Objectives:
To investigate the influence of frequency-specific audibility on audiovisual benefit in children, this study examined the impact of high- and low-pass acoustic filtering on auditory-only and audiovisual word and sentence recognition in children with typical hearing. Previous studies show that visual speech provides greater access to consonant place of articulation than other consonant features and that low-pass filtering has a strong impact on perception on acoustic consonant place of articulation. This suggests visual speech may be particularly useful when acoustic speech is low-pass filtered because it provides complementary information about consonant place of articulation. Therefore, we hypothesized that audiovisual benefit would be greater for low-pass filtered words than high-pass filtered speech.
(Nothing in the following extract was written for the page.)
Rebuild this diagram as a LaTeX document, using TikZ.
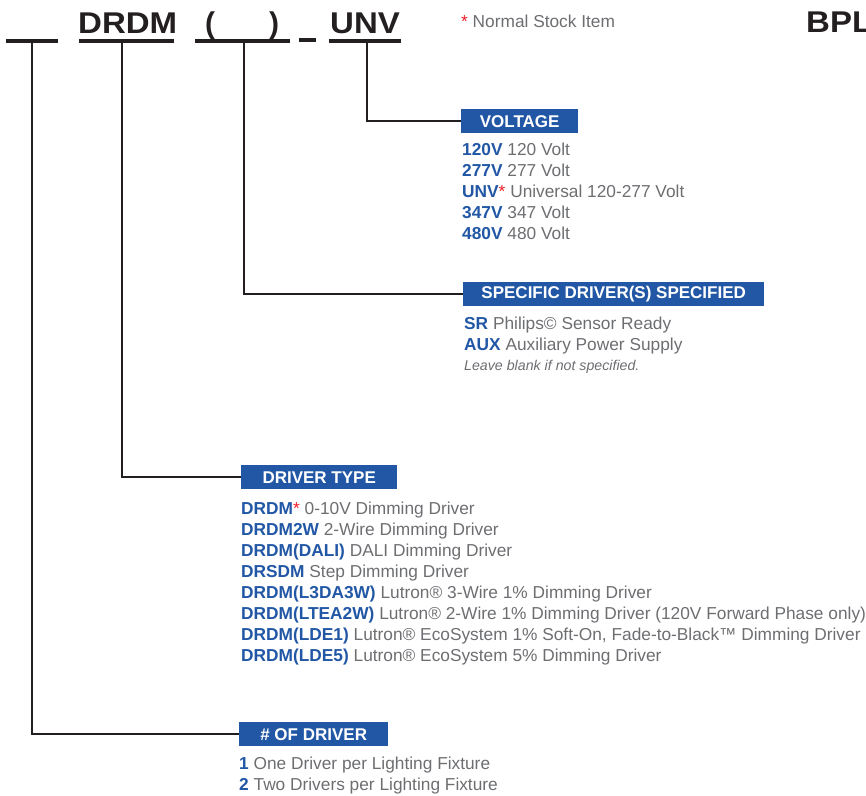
\documentclass[tikz,border=0pt]{standalone}
\usepackage{fontspec}
\setmainfont{Liberation Sans}
\definecolor{hdr}{HTML}{231F20}
\definecolor{bl}{HTML}{2157A5}
\definecolor{gr}{HTML}{6D6E71}
\definecolor{rd}{HTML}{ED1C24}
\newcommand{\kw}[1]{\textbf{\color{bl}#1}}
\newcommand{\rs}{{\color{rd}*}}
\begin{document}
\begin{tikzpicture}[x=1pt,y=-1pt,
  li/.style={anchor=base west, inner sep=0, text=gr, font=\fontsize{17.3}{20}\selectfont},
  note/.style={anchor=base west, inner sep=0, text=gr, font=\fontsize{14.2}{16}\selectfont\itshape},
  hd/.style={anchor=base west, inner sep=0, text=hdr, font=\fontsize{30}{34}\selectfont\bfseries},
  ul/.style={line width=4pt, draw=hdr},
  conn/.style={line width=2pt, draw=hdr},
  box/.style={anchor=north west, fill=bl, text=white, inner sep=0, font=\fontsize{17}{18}\selectfont\bfseries, minimum height=24pt}]
\useasboundingbox (0,0) rectangle (866,795);

% header
\node[hd] (tdrdm) at (78,33) {\scalebox{1.1}[1]{DRDM}};
\node[hd] (tpo) at (205,33) {(};
\node[hd] (tpc) at (269,33) {)};
\node[hd] (tunv) at (330,33) {\scalebox{1.1}[1]{UNV}};
\node[hd] (tbpl) at (806,32) {\scalebox{1.1}[1]{BPL}};
\node[li] (stock) at (461,27) {\rs\ Normal Stock Item};

\draw[ul] (6,41) -- (58,41);
\draw[ul] (79,41) -- (174,41);
\draw[ul] (195,41) -- (290,41);
\draw[ul] (299,39.5) -- (316,39.5);
\draw[ul] (329,41) -- (401,41);

\coordinate (s1) at (32,41);
\coordinate (s2) at (122,41);
\coordinate (s3) at (244,41);
\coordinate (s4) at (367,41);

% boxes
\node[box, minimum width=117pt] (bvolt) at (461,109) {VOLTAGE};
\node[box, minimum width=301pt] (bspec) at (463,282) {SPECIFIC DRIVER(S) SPECIFIED};
\node[box, minimum width=156pt] (btype) at (241,465) {DRIVER TYPE};
\node[box, minimum width=149pt] (bnum) at (239,722) {\# OF DRIVER};

% connectors
\draw[conn] (s4) |- (bvolt.west);
\draw[conn] (s3) |- (bspec.west);
\draw[conn] (s2) |- (btype.west);
\draw[conn] (s1) |- (bnum.west);

% voltage
\node[li] (v1) at (462,155) {\kw{120V} 120 Volt};
\node[li] (v2) at (462,176) {\kw{277V} 277 Volt};
\node[li] (v3) at (462,197) {\kw{UNV}\rs\ Universal 120-277 Volt};
\node[li] (v4) at (462,218) {\kw{347V} 347 Volt};
\node[li] (v5) at (462,239) {\kw{480V} 480 Volt};

% specific
\node[li] (p1) at (464,329) {\kw{SR} Philips© Sensor Ready};
\node[li] (p2) at (464,350) {\kw{AUX} Auxiliary Power Supply};
\node[note] (p3) at (464,370) {Leave blank if not specified.};

% driver type
\node[li] (d1) at (241,514) {\kw{DRDM}\rs\ 0-10V Dimming Driver};
\node[li] (d2) at (241,535) {\kw{DRDM2W} 2-Wire Dimming Driver};
\node[li] (d3) at (241,556) {\kw{DRDM(DALI)} DALI Dimming Driver};
\node[li] (d4) at (241,577) {\kw{DRSDM} Step Dimming Driver};
\node[li] (d5) at (241,598) {\kw{DRDM(L3DA3W)} Lutron® 3-Wire 1\% Dimming Driver};
\node[li] (d6) at (241,619) {\kw{DRDM(LTEA2W)} Lutron® 2-Wire 1\% Dimming Driver (120V Forward Phase only)};
\node[li] (d7) at (241,640) {\kw{DRDM(LDE1)} Lutron® EcoSystem 1\% Soft-On, Fade-to-Black™ Dimming Driver};
\node[li] (d8) at (241,661) {\kw{DRDM(LDE5)} Lutron® EcoSystem 5\% Dimming Driver};

% number
\node[li] (n1) at (239,769) {\kw{1} One Driver per Lighting Fixture};
\node[li] (n2) at (239,790) {\kw{2} Two Drivers per Lighting Fixture};
\end{tikzpicture}
\end{document}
We assessed whether this pattern of results would translate to sentence recognition.
Design:
Children with typical hearing completed auditory-only and audiovisual tests of consonant–vowel–consonant word and sentence recognition across conditions differing in acoustic frequency content: a low-pass filtered condition in which children could only access acoustic content below 2 kHz and a high-pass filtered condition in which children could only access acoustic content above 2 kHz. They also completed a visual-only test of consonant–vowel–consonant word recognition. We analyzed word, consonant, and keyword-in-sentence recognition and consonant feature (place, voice/manner of articulation) transmission accuracy across modalities and filter conditions using binomial general linear mixed models. To assess the degree to which visual speech is complementary versus redundant with acoustic speech, we calculated the proportion of auditory-only target and response consonant pairs that we can tell apart using only visual speech and compared these values between high-pass and low-pass filter conditions.
Results:
In auditory-only conditions, recognition accuracy was lower for low-pass filtered consonants and consonant features than high-pass filtered consonants and consonant features, especially consonant place of articulation. In visual-only conditions, recognition accuracy was greater for consonant place of articulation than consonant voice/manner of articulation. In addition, auditory consonants in the low-pass filtered condition were more likely to be substituted for visually distinct consonants, meaning that there was more opportunity to use visual cues to supplement missing auditory information in the low-pass filtered condition. Audiovisual benefit for isolated whole words was greater for low-pass filtered speech than high-pass filtered speech. No difference in audiovisual benefit between filter conditions was observed for phonemes, features, or words-in-sentences. Ceiling effects limit the interpretation of these nonsignificant interactions.
Conclusions:
For isolated word recognition, visual speech is more complementary with the acoustic speech cues children can access when high-frequency acoustic content is eliminated by low-pass filtering than when low-frequency acoustic content is eliminated by high-pass filtering. This decreased auditory-visual phonetic redundancy is accompanied by larger audiovisual benefit. In contrast, audiovisual benefit for sentence recognition did not differ between low-pass and high-pass filtered speech. This might reflect ceiling effects in audiovisual conditions or a decrease in the contribution of auditory-visual phonetic redundancy to explaining audiovisual benefit for connected speech. These results from children with typical hearing suggest that some variance in audiovisual benefit among children who are hard of hearing may depend in part on frequency-specific audibility.